- [PROBLEM TO SOLVE]: Retype each line exactly. Skip images.
---*---
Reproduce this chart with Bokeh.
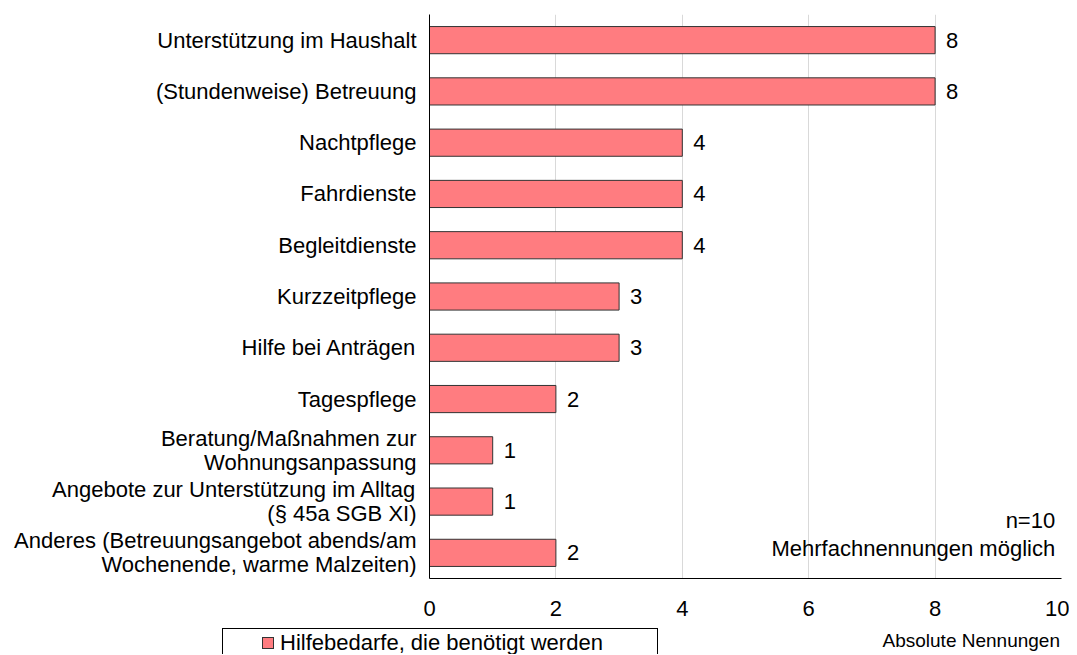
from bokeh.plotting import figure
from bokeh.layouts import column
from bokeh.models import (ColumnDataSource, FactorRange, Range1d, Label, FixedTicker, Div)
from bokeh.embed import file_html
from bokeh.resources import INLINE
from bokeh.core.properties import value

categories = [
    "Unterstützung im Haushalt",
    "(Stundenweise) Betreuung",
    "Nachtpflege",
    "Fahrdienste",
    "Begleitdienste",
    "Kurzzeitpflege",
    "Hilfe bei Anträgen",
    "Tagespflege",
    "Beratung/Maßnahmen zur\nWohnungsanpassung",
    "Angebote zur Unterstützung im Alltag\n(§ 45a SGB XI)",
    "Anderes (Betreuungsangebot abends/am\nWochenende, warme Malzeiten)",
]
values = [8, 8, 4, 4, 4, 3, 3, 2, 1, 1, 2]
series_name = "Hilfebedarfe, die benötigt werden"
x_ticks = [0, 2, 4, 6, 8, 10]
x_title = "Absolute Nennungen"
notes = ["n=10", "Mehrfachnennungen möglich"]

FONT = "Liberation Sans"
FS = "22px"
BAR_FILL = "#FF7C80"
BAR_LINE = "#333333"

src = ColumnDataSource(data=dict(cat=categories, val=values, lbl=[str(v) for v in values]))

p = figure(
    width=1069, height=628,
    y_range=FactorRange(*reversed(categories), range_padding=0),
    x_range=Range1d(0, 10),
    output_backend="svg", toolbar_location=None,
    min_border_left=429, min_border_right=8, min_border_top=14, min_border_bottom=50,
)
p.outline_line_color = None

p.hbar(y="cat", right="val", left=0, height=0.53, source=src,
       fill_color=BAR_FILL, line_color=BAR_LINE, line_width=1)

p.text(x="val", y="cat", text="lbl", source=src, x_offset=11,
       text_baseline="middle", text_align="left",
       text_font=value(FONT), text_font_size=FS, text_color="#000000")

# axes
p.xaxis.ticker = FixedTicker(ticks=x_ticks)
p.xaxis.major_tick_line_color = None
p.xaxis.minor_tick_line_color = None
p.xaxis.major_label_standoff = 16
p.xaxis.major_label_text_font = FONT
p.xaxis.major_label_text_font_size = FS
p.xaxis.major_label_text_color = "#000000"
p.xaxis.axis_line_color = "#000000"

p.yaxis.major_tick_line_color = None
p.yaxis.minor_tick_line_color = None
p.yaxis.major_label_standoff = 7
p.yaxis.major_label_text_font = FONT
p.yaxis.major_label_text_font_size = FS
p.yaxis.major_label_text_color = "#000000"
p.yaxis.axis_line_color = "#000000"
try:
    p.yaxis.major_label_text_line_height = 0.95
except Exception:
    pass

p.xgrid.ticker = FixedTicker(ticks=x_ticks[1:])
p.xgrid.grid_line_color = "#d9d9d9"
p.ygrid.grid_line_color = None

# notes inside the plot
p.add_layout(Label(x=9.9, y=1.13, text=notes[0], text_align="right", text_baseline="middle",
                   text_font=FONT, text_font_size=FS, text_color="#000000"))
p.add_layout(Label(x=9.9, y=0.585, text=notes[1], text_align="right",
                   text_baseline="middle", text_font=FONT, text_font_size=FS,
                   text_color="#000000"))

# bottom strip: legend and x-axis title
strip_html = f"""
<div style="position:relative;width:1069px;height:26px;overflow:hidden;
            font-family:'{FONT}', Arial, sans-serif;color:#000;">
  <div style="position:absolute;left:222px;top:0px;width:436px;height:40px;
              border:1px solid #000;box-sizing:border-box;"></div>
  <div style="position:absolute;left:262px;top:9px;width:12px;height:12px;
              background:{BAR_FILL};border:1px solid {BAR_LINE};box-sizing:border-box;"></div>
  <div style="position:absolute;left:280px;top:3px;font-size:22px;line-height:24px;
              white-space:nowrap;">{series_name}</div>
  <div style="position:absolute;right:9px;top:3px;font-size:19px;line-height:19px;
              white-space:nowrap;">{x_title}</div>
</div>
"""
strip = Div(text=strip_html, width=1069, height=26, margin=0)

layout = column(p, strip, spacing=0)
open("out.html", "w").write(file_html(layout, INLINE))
---*---
- [ANSWER FOR THIS EXERCISE]:
Reproduce this chart with Bokeh.
from bokeh.plotting import figure
from bokeh.layouts import column
from bokeh.models import (ColumnDataSource, FactorRange, Range1d, Label, FixedTicker, Div)
from bokeh.embed import file_html
from bokeh.resources import INLINE
from bokeh.core.properties import value

categories = [
    "Unterstützung im Haushalt",
    "(Stundenweise) Betreuung",
    "Nachtpflege",
    "Fahrdienste",
    "Begleitdienste",
    "Kurzzeitpflege",
    "Hilfe bei Anträgen",
    "Tagespflege",
    "Beratung/Maßnahmen zur\nWohnungsanpassung",
    "Angebote zur Unterstützung im Alltag\n(§ 45a SGB XI)",
    "Anderes (Betreuungsangebot abends/am\nWochenende, warme Malzeiten)",
]
values = [8, 8, 4, 4, 4, 3, 3, 2, 1, 1, 2]
series_name = "Hilfebedarfe, die benötigt werden"
x_ticks = [0, 2, 4, 6, 8, 10]
x_title = "Absolute Nennungen"
notes = ["n=10", "Mehrfachnennungen möglich"]

FONT = "Liberation Sans"
FS = "22px"
BAR_FILL = "#FF7C80"
BAR_LINE = "#333333"

src = ColumnDataSource(data=dict(cat=categories, val=values, lbl=[str(v) for v in values]))

p = figure(
    width=1069, height=628,
    y_range=FactorRange(*reversed(categories), range_padding=0),
    x_range=Range1d(0, 10),
    output_backend="svg", toolbar_location=None,
    min_border_left=429, min_border_right=8, min_border_top=14, min_border_bottom=50,
)
p.outline_line_color = None

p.hbar(y="cat", right="val", left=0, height=0.53, source=src,
       fill_color=BAR_FILL, line_color=BAR_LINE, line_width=1)

p.text(x="val", y="cat", text="lbl", source=src, x_offset=11,
       text_baseline="middle", text_align="left",
       text_font=value(FONT), text_font_size=FS, text_color="#000000")

# axes
p.xaxis.ticker = FixedTicker(ticks=x_ticks)
p.xaxis.major_tick_line_color = None
p.xaxis.minor_tick_line_color = None
p.xaxis.major_label_standoff = 16
p.xaxis.major_label_text_font = FONT
p.xaxis.major_label_text_font_size = FS
p.xaxis.major_label_text_color = "#000000"
p.xaxis.axis_line_color = "#000000"

p.yaxis.major_tick_line_color = None
p.yaxis.minor_tick_line_color = None
p.yaxis.major_label_standoff = 7
p.yaxis.major_label_text_font = FONT
p.yaxis.major_label_text_font_size = FS
p.yaxis.major_label_text_color = "#000000"
p.yaxis.axis_line_color = "#000000"
try:
    p.yaxis.major_label_text_line_height = 0.95
except Exception:
    pass

p.xgrid.ticker = FixedTicker(ticks=x_ticks[1:])
p.xgrid.grid_line_color = "#d9d9d9"
p.ygrid.grid_line_color = None

# notes inside the plot
p.add_layout(Label(x=9.9, y=1.13, text=notes[0], text_align="right", text_baseline="middle",
                   text_font=FONT, text_font_size=FS, text_color="#000000"))
p.add_layout(Label(x=9.9, y=0.585, text=notes[1], text_align="right",
                   text_baseline="middle", text_font=FONT, text_font_size=FS,
                   text_color="#000000"))

# bottom strip: legend and x-axis title
strip_html = f"""
<div style="position:relative;width:1069px;height:26px;overflow:hidden;
            font-family:'{FONT}', Arial, sans-serif;color:#000;">
  <div style="position:absolute;left:222px;top:0px;width:436px;height:40px;
              border:1px solid #000;box-sizing:border-box;"></div>
  <div style="position:absolute;left:262px;top:9px;width:12px;height:12px;
              background:{BAR_FILL};border:1px solid {BAR_LINE};box-sizing:border-box;"></div>
  <div style="position:absolute;left:280px;top:3px;font-size:22px;line-height:24px;
              white-space:nowrap;">{series_name}</div>
  <div style="position:absolute;right:9px;top:3px;font-size:19px;line-height:19px;
              white-space:nowrap;">{x_title}</div>
</div>
"""
strip = Div(text=strip_html, width=1069, height=26, margin=0)

layout = column(p, strip, spacing=0)
open("out.html", "w").write(file_html(layout, INLINE))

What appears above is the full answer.